Abstract painting is fucking HARD. It challenges me. Once you've really allowed a painting to come to life, and it starts to tell you what do paint next, that's when you've really gotten somewhere. You're out of your own head, and you're into some kind of new territory where you're forced to respond and be inventive and problem-solve. I had a fantasy once of curating an abstract art show, and forcing all these conceptual artists, and cartoon drawers, and realist painters and photographers to make abstract paintings. Because it is, to my mind, so much more of a challenge than other art practices.
I know I'm sounding totally pretentious right now, but really think about it? There's nothing else to grab a hold of. No narrative, no figure, no ground, no concept. You have to make the painting speak on its own. And I'm not talking 'art for art's sake' here. I mean you have to make it really talk to people, to make them change. I've seen it with so many people, getting excited and turned on in front of my paintings. High is the new low.

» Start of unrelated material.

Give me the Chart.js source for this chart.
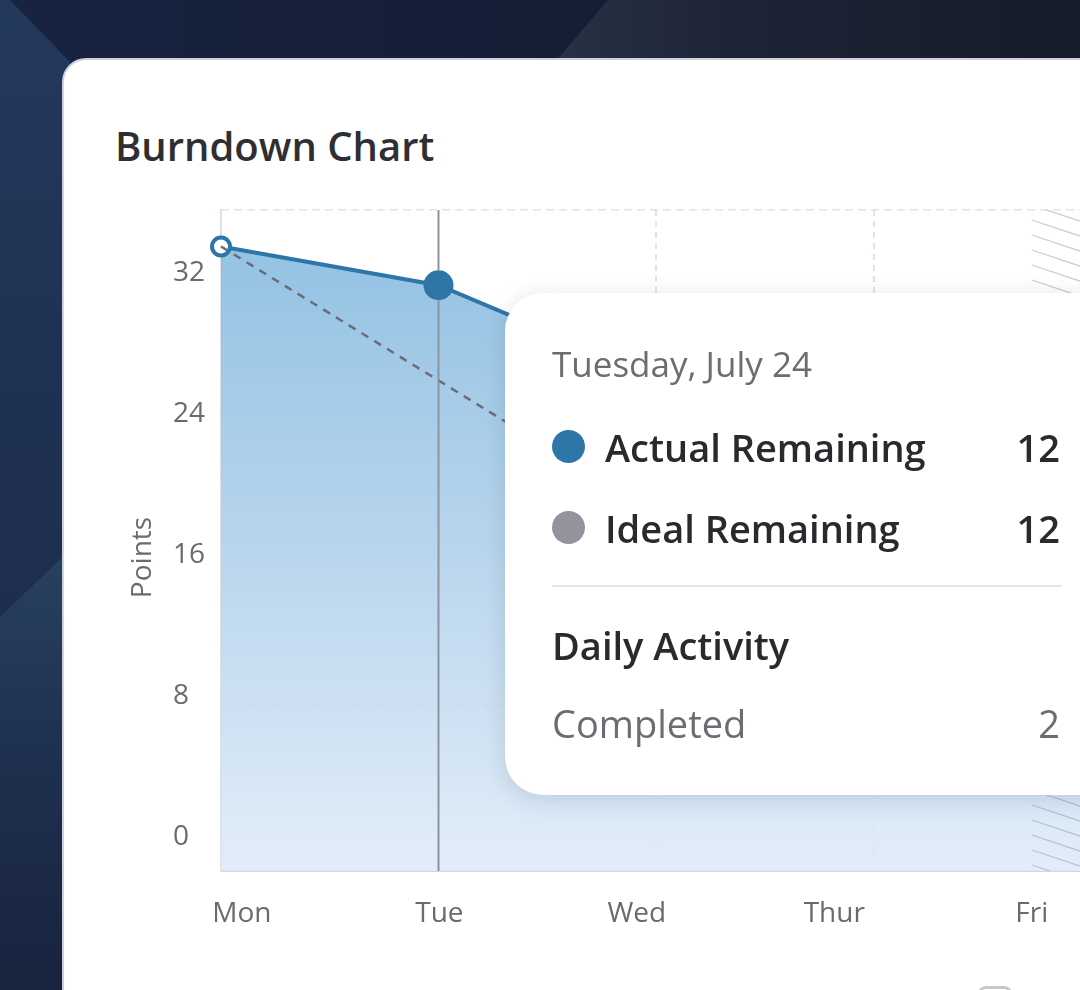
<!DOCTYPE html>
<html>
<head>
<meta charset="utf-8">
<script src="https://cdn.jsdelivr.net/npm/chart.js@4.4.1/dist/chart.umd.min.js"></script>
<style>
  body {
    margin: 0;
    width: 1080px;
    height: 990px;
    overflow: hidden;
    position: relative;
    font-family: "Open Sans", "Noto Sans", sans-serif;
    background: linear-gradient(90deg, #172341 0%, #151e36 45%, #151b2b 100%);
  }
  .bg-shape { position: absolute; }
  .bg-left-top {
    left: 0; top: 0; width: 70px; height: 990px;
    clip-path: polygon(10px 0, 70px 62px, 70px 553px, 0 617px, 0 0);
    background: linear-gradient(180deg, #23395c 0%, #1f3152 40%, #1b2946 100%);
  }
  .bg-left-bottom {
    left: 0; top: 0; width: 70px; height: 990px;
    clip-path: polygon(0 617px, 70px 550px, 70px 990px, 0 990px);
    background: linear-gradient(180deg, #28425f 55%, #1f3150 75%, #18233e 100%);
  }
  .bg-top {
    left: 0; top: 0; width: 1080px; height: 62px;
    clip-path: polygon(555px 62px, 608px 0, 1080px 0, 1080px 62px);
    background: linear-gradient(90deg, #283044 52%, #1d2436 68%, #161b29 100%);
  }
  .card {
    position: absolute;
    left: 64px; top: 60px;
    width: 1100px; height: 1000px;
    background: #fff;
    border-radius: 22px;
    box-shadow: 0 0 0 2px rgba(226, 226, 240, 0.9);
  }
  .card-title {
    position: absolute;
    left: 115px; top: 126px;
    margin: 0;
    font-size: 40px;
    line-height: 40px;
    font-weight: 600;
    color: #2f2f33;
    white-space: nowrap;
  }
  #burndown {
    position: absolute;
    left: 0; top: 0;
  }
  .tip {
    position: absolute;
    left: 505px; top: 293px;
    width: 640px; height: 502px;
    background: #fff;
    border-radius: 38px;
    box-shadow: 0 4px 22px rgba(40, 60, 90, 0.16);
  }
  .tip div { position: absolute; white-space: nowrap; line-height: 1; }
  .tip .date { left: 47px; top: 53px; font-size: 35px; color: #6c6c72; }
  .tip .row { left: 100px; font-size: 38px; font-weight: 600; color: #2a2a2e; }
  .tip .dot { left: 47px; width: 33px; height: 33px; border-radius: 50%; }
  .tip .val { left: 0; width: 555px; text-align: right; font-size: 38px; }
  .tip .sep { left: 47px; top: 292px; width: 510px; height: 2px; background: #e6e6ea; }
  .tip .head { left: 47px; top: 333px; font-size: 38px; font-weight: 600; color: #2a2a2e; }
  .tip .muted { color: #6c6c72; font-weight: 400; }
  .corner-icon {
    position: absolute;
    left: 977px; top: 986px;
    width: 30px; height: 30px;
    border: 3px solid #c8c8cc;
    border-radius: 9px;
  }
</style>
</head>
<body>
<div class="bg-shape bg-left-top"></div>
<div class="bg-shape bg-left-bottom"></div>
<div class="bg-shape bg-top"></div>
<div class="card"></div>
<h2 class="card-title">Burndown Chart</h2>
<canvas id="burndown" width="1200" height="990"></canvas>
<div class="tip" id="tip"></div>
<div class="corner-icon"></div>

<script>
// --- Data ---
const days = ['Mon', 'Tue', 'Wed', 'Thur', 'Fri'];
const actualRemaining = [33.5, 31.3, 26.1, 21.5, 17.0];
const idealRemaining = [33.5, 25.9, 18.3, 10.7, 3.1];
const yTickStep = 8;
const yRange = [-1.93, 35.57];
const dayLabelRange = [-0.106, 4.30];
const gridRows = 4;
const hoverIndex = 1;
const hatchFromDay = 4;

// tooltip contents
const tooltipTitle = 'Tuesday, July 24';
const tooltipSeries = ['Actual Remaining', 'Ideal Remaining'];
const tooltipColors = ['#2e75a8', '#95929b'];
const tooltipValues = [12, 12];
const activityTitle = 'Daily Activity';
const activityLabels = ['Completed'];
const activityValues = [2];

const FONT = '"Open Sans", "Noto Sans", sans-serif';
const lineBlue = '#2e75a8';
const gridTint = 'rgba(135,148,175,0.26)';

// --- Extra drawing: hatch, hover line, axis title ---
const burndownExtras = {
  id: 'burndownExtras',
  afterDatasetsDraw(chart) {
    const { ctx, chartArea: a, scales } = chart;

    // hatched region at the end of the sprint
    const hx = scales.xl.getPixelForValue(hatchFromDay);
    ctx.save();
    ctx.beginPath();
    ctx.rect(hx, a.top, a.right - hx, a.bottom - a.top);
    ctx.clip();
    ctx.strokeStyle = 'rgba(140,140,158,0.45)';
    ctx.lineWidth = 1.2;
    for (let y = a.top - 80; y < a.bottom + 20; y += 15) {
      ctx.beginPath();
      ctx.moveTo(hx, y);
      ctx.lineTo(hx + 240, y + 80);
      ctx.stroke();
    }
    ctx.restore();

    // hover line, broken around the active point
    const pt = chart.getDatasetMeta(0).data[hoverIndex];
    const r = pt.options.radius;
    ctx.save();
    ctx.strokeStyle = '#8e949c';
    ctx.lineWidth = 2;
    ctx.beginPath();
    ctx.moveTo(pt.x, a.top);
    ctx.lineTo(pt.x, pt.y - r);
    ctx.moveTo(pt.x, pt.y + r);
    ctx.lineTo(pt.x, a.bottom);
    ctx.stroke();
    ctx.restore();
  },
  afterDraw(chart) {
    const { ctx, chartArea: a } = chart;
    ctx.save();
    ctx.translate(143, (a.top + a.bottom) / 2 + 17);
    ctx.rotate(-Math.PI / 2);
    ctx.font = '28px ' + FONT;
    ctx.fillStyle = '#6a6a70';
    ctx.textAlign = 'center';
    ctx.textBaseline = 'middle';
    ctx.fillText('Points', 0, 0);
    ctx.restore();
  }
};

function areaGradient(context) {
  const { chart } = context;
  const a = chart.chartArea;
  if (!a) return 'rgba(150,195,228,0.85)';
  const g = chart.ctx.createLinearGradient(0, a.top, 0, a.bottom);
  g.addColorStop(0, 'rgba(124,182,222,0.86)');
  g.addColorStop(0.5, 'rgba(172,206,234,0.86)');
  g.addColorStop(1, 'rgba(222,234,248,0.86)');
  return g;
}

const ctx = document.getElementById('burndown').getContext('2d');
new Chart(ctx, {
  type: 'line',
  data: {
    labels: days,
    datasets: [
      {
        label: 'Actual Remaining',
        data: actualRemaining,
        xAxisID: 'x',
        yAxisID: 'y',
        borderColor: lineBlue,
        borderWidth: 4,
        backgroundColor: areaGradient,
        fill: 'start',
        tension: 0,
        clip: false,
        pointRadius: [9, 15, 0, 0, 0],
        pointBorderWidth: [4, 0, 0, 0, 0],
        pointBorderColor: lineBlue,
        pointBackgroundColor: ['#ffffff', lineBlue, lineBlue, lineBlue, lineBlue],
        order: 2
      },
      {
        label: 'Ideal Remaining',
        data: idealRemaining,
        xAxisID: 'x',
        yAxisID: 'y',
        borderColor: '#6e6b78',
        borderWidth: 2.5,
        borderDash: [8, 7],
        fill: false,
        pointRadius: 0,
        tension: 0,
        order: 1
      }
    ]
  },
  options: {
    responsive: false,
    animation: false,
    events: [],
    layout: { padding: { left: 173, top: 210, right: 109, bottom: 0 } },
    plugins: {
      legend: { display: false },
      tooltip: { enabled: false }
    },
    scales: {
      x: {
        type: 'category',
        labels: days,
        offset: false,
        weight: 0,
        z: 1,
        ticks: { display: false },
        grid: {
          color: c => (c.index === 0 || c.index === hoverIndex) ? 'rgba(0,0,0,0)' : gridTint,
          lineWidth: 2,
          drawTicks: false
        },
        border: { color: '#d3d9e3', width: 2, dash: [6, 5] },
        afterFit: s => { s.height = 0; }
      },
      xl: {
        type: 'linear',
        axis: 'x',
        position: 'bottom',
        weight: 1,
        min: dayLabelRange[0],
        max: dayLabelRange[1],
        ticks: {
          stepSize: 1,
          includeBounds: false,
          autoSkip: false,
          maxRotation: 0,
          padding: 26,
          color: '#6a6a70',
          font: { family: FONT, size: 28 },
          callback: v => days[Math.round(v)] ?? ''
        },
        grid: { display: false, drawTicks: false },
        border: { display: false },
        afterFit: s => { s.height = 119; }
      },
      y: {
        type: 'linear',
        position: 'left',
        weight: 1,
        min: yRange[0],
        max: yRange[1],
        ticks: {
          stepSize: yTickStep,
          includeBounds: false,
          crossAlign: 'far',
          padding: 17,
          color: '#6a6a70',
          font: { family: FONT, size: 28 }
        },
        grid: { display: false, drawTicks: false },
        border: { color: '#e0e0e9', width: 2 },
        afterFit: s => { s.width = 48; }
      },
      yGrid: {
        type: 'linear',
        position: 'left',
        weight: 0,
        z: 1,
        min: 0,
        max: gridRows,
        ticks: { display: false, stepSize: 1 },
        grid: {
          color: c => c.index === 0 ? 'rgba(0,0,0,0)' : gridTint,
          lineWidth: 1.5,
          drawTicks: false
        },
        border: { display: false, dash: [8, 5] },
        afterFit: s => { s.width = 0; }
      }
    }
  },
  plugins: [burndownExtras]
});

// --- Tooltip card (static hover state) ---
const tip = document.getElementById('tip');
const rowTops = [135, 216];
let html = `<div class="date">${tooltipTitle}</div>`;
tooltipSeries.forEach((name, i) => {
  html += `<div class="dot" style="top:${rowTops[i] + 2}px;background:${tooltipColors[i]}"></div>`;
  html += `<div class="row" style="top:${rowTops[i]}px">${name}</div>`;
  html += `<div class="val" style="top:${rowTops[i]}px;font-weight:600;color:#2a2a2e">${tooltipValues[i]}</div>`;
});
html += `<div class="sep"></div>`;
html += `<div class="head">${activityTitle}</div>`;
activityLabels.forEach((name, i) => {
  const top = 411 + i * 78;
  html += `<div class="row muted" style="top:${top}px;left:47px">${name}</div>`;
  html += `<div class="val muted" style="top:${top}px">${activityValues[i]}</div>`;
});
tip.innerHTML = html;
</script>
</body>
</html>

Abstract painting is the most difficult of all art forms to perfect. It's like poetry. Listening to most poetry is like living a nightmare. But every now and then someone is so good, that it makes you forget about every shitty bad piece of poetry you've ever read or heard in you life. Abstract painting is the same way. It's terrible - 99% of it is terrible. Because it's so HARD. So much art I see my peers in Toronto making right now, it's so easy to produce. It's a quick idea. A one off joke. No commitment. It can be very quirky and fun, certainly. But I don't know how that can be fulfilling. There's no daring, no chance, no allowing for chaos and then dealing with what comes next.
Diamonds in the Ruff continues at Gallery 61 (61 Ossington Ave) until July 3. Gallery hours: fri 7-10pm, sat 1-6pm or by appointment
Matt is also currently showing at Solo Exhibition (Barr Gilmore's storefront window space) at 787 Queen West. That piece is called Chimera Cesspool (of Sin) which consists of oil and varnish on glass. Solo Exhibition runs from one full moon to the next, and so that show ends on July 20 (the day they landed on the moon!)